If “any one sin” (1 John 2: 1), what is to be done?  The answer is seen in the preceding verse: “If we confess our sins, he is faithful and righteous to forgive us [our] sins, and cleanse us from all unrighteousness” (1 John 1: 9). Confession, therefore, is the method by which the conscience is to be kept free. A Christian, having erred in thought, word or deed, might pray for pardon for years and not have any assurance from 1 John 1: 9 that he was forgiven. The moment, however, he truly confesses his sin before God, it becomes a simple matter of faith in what God has said in His Word for him to be absolutely certain that he is forgiven and cleansed.

   The difference between asking for pardon and confessing sin is illustrated every day with children. If a child has done anything wrong he finds much less difficulty in asking his father to forgive him than in openly and unreservedly confessing the wrong. In asking for forgiveness the child may have in his mind a number of things which tend to lessen the sense of evil. He may be secretly thinking that he was not so much to blame after all, or be motivated by a desire to escape the consequences of his wrong–doing. In confessing the wrong, however, there is just the one thing: self–judgment. Self–judgment means having a just sense of the moral evil of the fault, an appreciation which can only be brought about in connection with full confession.
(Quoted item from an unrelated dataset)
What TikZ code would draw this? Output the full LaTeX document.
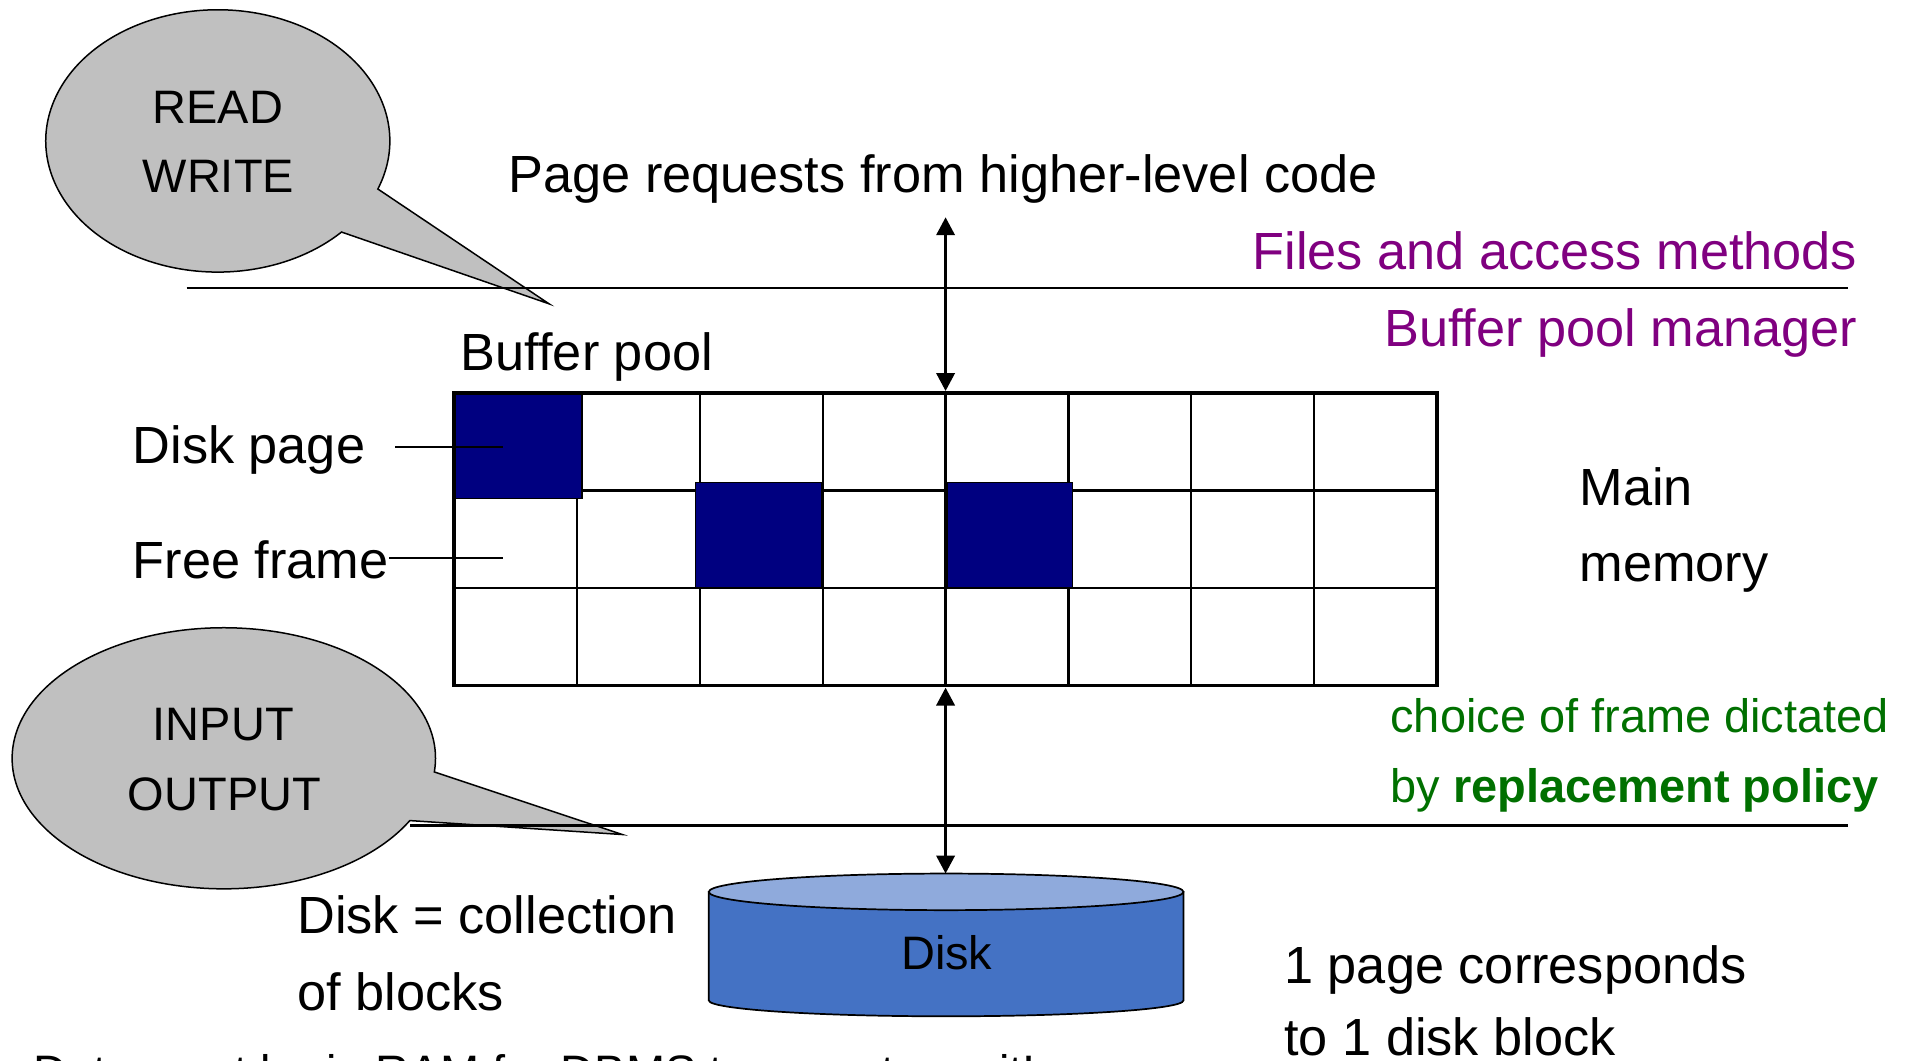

   In principle, God’s dealings with his children when they do wrong are the same. He must have the whole thing brought out and thoroughly judged. He will not only make us dread the consequences of sin, but hate the thing itself, because of sin’s hatefulness in God’s sight. Were it possible for us to be merely forgiven for the asking, then our sense of sin and our shrinking from it would not be nearly so intense and, as a consequence, our estimate of the divine communion with which we are blessed would not be nearly so high.
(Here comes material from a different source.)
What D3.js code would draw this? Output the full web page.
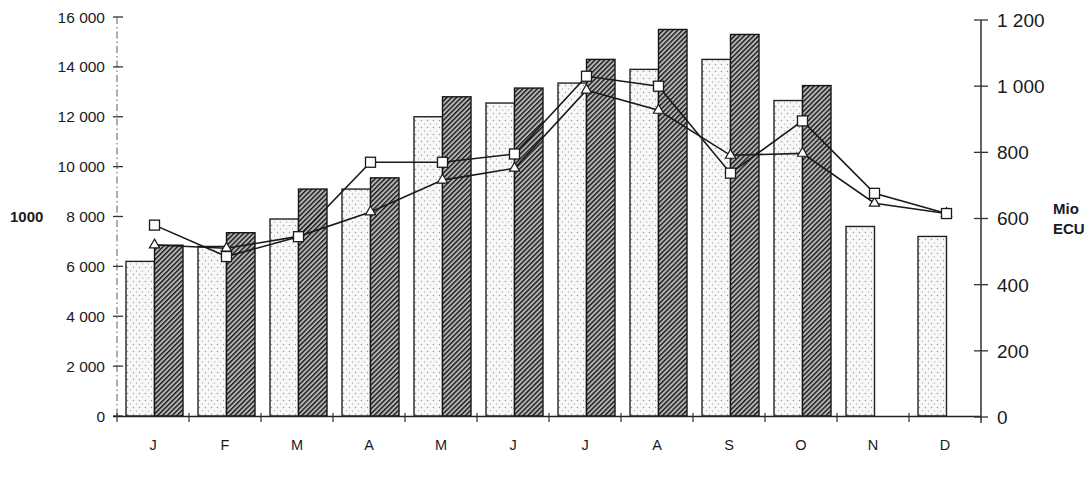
<!DOCTYPE html>
<html>
<head>
<meta charset="utf-8">
<script src="https://cdn.jsdelivr.net/npm/d3@7"></script>
<style>
  html, body { margin: 0; padding: 0; background: #fff; }
  svg { display: block; }
  text { font-family: "Liberation Sans", Arial, sans-serif; fill: #1a1a1a; }
</style>
</head>
<body>
<svg id="chart" width="1092" height="481"></svg>
<script>
// ---- data ----
const months = ["J", "F", "M", "A", "M ", "J ", "J  ", "A ", "S", "O", "N", "D"];
const monthLabels = ["J", "F", "M", "A", "M", "J", "J", "A", "S", "O", "N", "D"];
// left axis (1000)
const lightBars = [6200, 6800, 7900, 9100, 12000, 12550, 13350, 13900, 14300, 12650, 7600, 7200];
const darkBars  = [6850, 7350, 9100, 9550, 12800, 13150, 14300, 15500, 15300, 13250, null, null];
// right axis (Mio ECU)
const squareLine   = [580, 485, 545, 770, 770, 795, 1030, 1000, 737, 895, 676, 615];
const triangleLine = [520, 510, 546, 620, 716, 752, 988, 927, 791, 797, 646, 615];
const leftTicks  = [0, 2000, 4000, 6000, 8000, 10000, 12000, 14000, 16000];
const rightTicks = [0, 200, 400, 600, 800, 1000, 1200];
const leftUnit = "1000";
const rightUnit = ["Mio", "ECU"];

// ---- layout ----
const svg = d3.select("#chart");
const x = d3.scaleBand().domain(months).range([117, 981]).padding(0);
const sub = d3.scaleBand().domain(["light", "dark"]).range([9, 66]).padding(0);
const yL = d3.scaleLinear().domain([0, 16000]).range([416, 17]);
const yR = d3.scaleLinear().domain([0, 1200]).range([417, 20]);
const fmt = v => d3.format(",")(v).replace(/,/g, " ");

// patterns
const defs = svg.append("defs");
const dots = defs.append("pattern").attr("id", "dots")
  .attr("patternUnits", "userSpaceOnUse").attr("width", 6).attr("height", 7);
dots.append("rect").attr("width", 6).attr("height", 7).attr("fill", "#f8f8f8");
dots.append("circle").attr("cx", 1.5).attr("cy", 1.5).attr("r", 0.75).attr("fill", "#999");
dots.append("circle").attr("cx", 4.5).attr("cy", 5).attr("r", 0.65).attr("fill", "#b0b0b0");

const hatch = defs.append("pattern").attr("id", "hatch")
  .attr("patternUnits", "userSpaceOnUse").attr("width", 3.4).attr("height", 3.4)
  .attr("patternTransform", "rotate(45)");
hatch.append("rect").attr("width", 3.4).attr("height", 3.4).attr("fill", "#b5b5b5");
hatch.append("line").attr("x1", 0).attr("y1", 0).attr("x2", 0).attr("y2", 3.4)
  .attr("stroke", "#161616").attr("stroke-width", 2.8);

// ---- left axis ----
const gL = svg.append("g");
gL.append("line").attr("x1", 117).attr("x2", 117).attr("y1", yL(16000)).attr("y2", yL(0))
  .attr("stroke", "#777").attr("stroke-width", 1.2).attr("stroke-dasharray", "7,3,1.5,3");
gL.selectAll("line.t").data(leftTicks).join("line").attr("class", "t")
  .attr("x1", 113).attr("x2", 123).attr("y1", d => yL(d)).attr("y2", d => yL(d))
  .attr("stroke", "#333").attr("stroke-width", 1.3);
gL.selectAll("text").data(leftTicks).join("text")
  .attr("x", 105).attr("y", d => yL(d)).attr("dy", "0.36em")
  .attr("text-anchor", "end").attr("font-size", 15.5).text(fmt);
svg.append("text").attr("x", 10).attr("y", yL(8000)).attr("dy", "0.36em")
  .attr("font-size", 15).attr("font-weight", "bold").text(leftUnit);

// ---- bars ----
const gB = svg.append("g");
gB.selectAll("rect.light").data(lightBars).join("rect").attr("class", "light")
  .attr("x", (d, i) => x(months[i]) + sub("light"))
  .attr("width", sub.bandwidth())
  .attr("y", d => yL(d)).attr("height", d => yL(0) - yL(d))
  .attr("fill", "url(#dots)").attr("stroke", "#222").attr("stroke-width", 1.4);
gB.selectAll("rect.dark").data(darkBars.map((v, i) => ({v, i})).filter(d => d.v != null))
  .join("rect").attr("class", "dark")
  .attr("x", d => x(months[d.i]) + sub("dark"))
  .attr("width", sub.bandwidth())
  .attr("y", d => yL(d.v)).attr("height", d => yL(0) - yL(d.v))
  .attr("fill", "url(#hatch)").attr("stroke", "#161616").attr("stroke-width", 1.4);

// ---- x axis ----
const gX = svg.append("g");
gX.append("line").attr("x1", 113).attr("x2", 981).attr("y1", 416.5).attr("y2", 416.5)
  .attr("stroke", "#222").attr("stroke-width", 1.4);
const bounds = months.map(m => x(m));
gX.selectAll("line.t").data(bounds).join("line").attr("class", "t")
  .attr("x1", d => d).attr("x2", d => d).attr("y1", 413).attr("y2", 422)
  .attr("stroke", "#333").attr("stroke-width", 1.2);
gX.selectAll("text").data(months).join("text")
  .attr("x", d => x(d) + x.bandwidth() / 2).attr("y", 445).attr("dy", "0.36em")
  .attr("text-anchor", "middle").attr("font-size", 14.5).text((d, i) => monthLabels[i]);

// ---- right axis ----
const gR = svg.append("g");
gR.append("line").attr("x1", 981).attr("x2", 981).attr("y1", yR(1200)).attr("y2", 423)
  .attr("stroke", "#222").attr("stroke-width", 1.4);
gR.selectAll("line.t").data(rightTicks).join("line").attr("class", "t")
  .attr("x1", 974).attr("x2", 988).attr("y1", d => yR(d)).attr("y2", d => yR(d))
  .attr("stroke", "#333").attr("stroke-width", 1.3);
gR.selectAll("text").data(rightTicks).join("text")
  .attr("x", 997).attr("y", d => yR(d)).attr("dy", "0.36em")
  .attr("font-size", 19).text(fmt);
svg.append("text").attr("x", 1053).attr("y", 214).attr("font-size", 15)
  .attr("font-weight", "bold").text(rightUnit[0]);
svg.append("text").attr("x", 1053).attr("y", 234).attr("font-size", 15)
  .attr("font-weight", "bold").text(rightUnit[1]);

// ---- lines ----
const cx = i => x(months[i]) + sub("dark");
const line = d3.line().x((d, i) => cx(i)).y(d => yR(d));
const gLn = svg.append("g");
gLn.append("path").datum(triangleLine).attr("d", line)
  .attr("fill", "none").attr("stroke", "#1a1a1a").attr("stroke-width", 1.6);
gLn.append("path").datum(squareLine).attr("d", line)
  .attr("fill", "none").attr("stroke", "#1a1a1a").attr("stroke-width", 1.6);
const tri = d3.symbol().type(d3.symbolTriangle).size(45);
gLn.selectAll("path.tri").data(triangleLine).join("path").attr("class", "tri")
  .attr("d", tri).attr("transform", (d, i) => `translate(${cx(i)},${yR(d)})`)
  .attr("fill", "#fff").attr("stroke", "#1a1a1a").attr("stroke-width", 1.2);
gLn.selectAll("rect.sq").data(squareLine).join("rect").attr("class", "sq")
  .attr("x", (d, i) => cx(i) - 5).attr("y", d => yR(d) - 5)
  .attr("width", 10).attr("height", 10)
  .attr("fill", "#fff").attr("stroke", "#1a1a1a").attr("stroke-width", 1.3);
</script>
</body>
</html>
   God has been perfectly satisfied as to all the believer’s sins in the cross of Christ. No further propitiation is required: “he is the propitiation for our sins” (1 John 2: 2). We do not need to supplicate God to be “faithful and righteous” (1 John 1: 9) when His faithfulness and righteousness have been so gloriously displayed, vindicated and answered  in the death of Christ. Our sins can never come into God’s presence, inasmuch as Christ, who bore them all and put them all away, is there. But if we sin, conscience will know it and feel it. Indeed, more than that, the Holy Spirit, will make us feel it—He cannot allow so much as a single wrong thought to pass unjudged. How could it be otherwise in a child of God? What then? Has our sin made its way into the presence of God? Has it found a place in the unsullied light of the holy of holies? Impossible, for the “patron” (or advocate) is there, “Jesus Christ [the] righteous” (1 John 2: 1). He will maintain, in unbroken integrity, the relationship with God in which we stand. But though sin cannot affect God’s thoughts in reference to us, it can and does affect our thoughts in reference to Him, and while sin cannot make its way into His presence, it can make its way into ours. It cannot hide the advocate from God’s view, but it can hide Him from ours. Like a thick, dark cloud, sin gathers on our spiritual horizon preventing us from basking in the blessed beams of our Father’s countenance. It cannot affect our relationship with God, but it can very seriously affect our enjoyment of that relationship. What, therefore, are we to do? The Word answers: “If we confess our sins, he is faithful and righteous to forgive us [our] sins, and cleanse us from all unrighteousness” (1 John 1: 9). By confession, we get our conscience cleared, the sweet sense of relationship restored, the dark cloud dispersed, the chilling, withering and distressing influence removed and our thoughts of God set straight.

   If we sin, our inclination is to ask God for forgiveness, but the divine method for cleansing the conscience is confession. If I confess my sins, then I know that I am forgiven because the Word tells me so: “If we confess our sins, he is faithful and righteous to forgive” (1 John 1: 9). No doubt it is ever a happy moment when the believer who has failed is found on his knees before God, but this does not alter the fact that there is an immense moral difference between praying for forgiveness and confessing sins. It is quite possible, of course, that an individual’s prayer may involve the confession of his sin and thus come to the same thing, but it is always as well to keep close to Scripture in what we think and say and do. Confession involves self–judgment, but praying for forgiveness may not. In point of fact, it will often be found that a habit of begging God for the forgiveness of sins flows from ignorance as to the way in which God has revealed Himself in the Person and work of Christ, and unintelligence as to the relationship in which the sacrifice of Christ has set the believer.

   Now if God forgives sins, He must be “faithful and righteous” in doing so. However, it is evident that our prayers, however sincere and earnest, could not form the basis of God’s faithfulness and righteousness in forgiving us our sins. Nothing but the work of the cross could do that. God has already judged our sins in the One “who himself bore our sins in his body on the tree” (1 Pet. 2: 24) and in the act of confession we judge ourselves. This is essential to divine forgiveness and restoration. The smallest sin on the conscience, if unjudged, will mar our communion with God. Sin in us need not do this, but if we allow sins to remain on us we cannot have fellowship with God.  Thus in verse 13 of Leviticus 7 we read that the offerer “shall present his offering of leavened bread with the sacrifice of his peace–offering” (my emphasis), and yet in verse 20 it says that “the soul that eateth the flesh of the sacrifice of peace–offering which is for Jehovah, having his uncleanness upon him, that soul shall be cut off from his peoples” (my emphasis). Leaven was permitted because there was sin in the worshipper’s nature; uncleanness was forbidden because there should be no sin on the worshipper’s conscience. The “leaven” of the worshipper’s sinful nature was perfectly met by the blood of the sacrifice. God has put our sin out of His sight forever. Though it is in us, it is not the object on which His eye rests. He sees only the blood. He can go on with us, and allow us the most unhindered communion with Himself on that account. But if we allow the sin which is in us to develop into sins, then we become unclean and communion is out of the question until there is confession, forgiveness and cleansing. To attempt to have fellowship with God in our sins would involve the blasphemous insinuation that He could walk in companionship with sin: “If we say that we have fellowship with him, and walk in darkness, we lie, and do not practise the truth” (1 John 1: 6).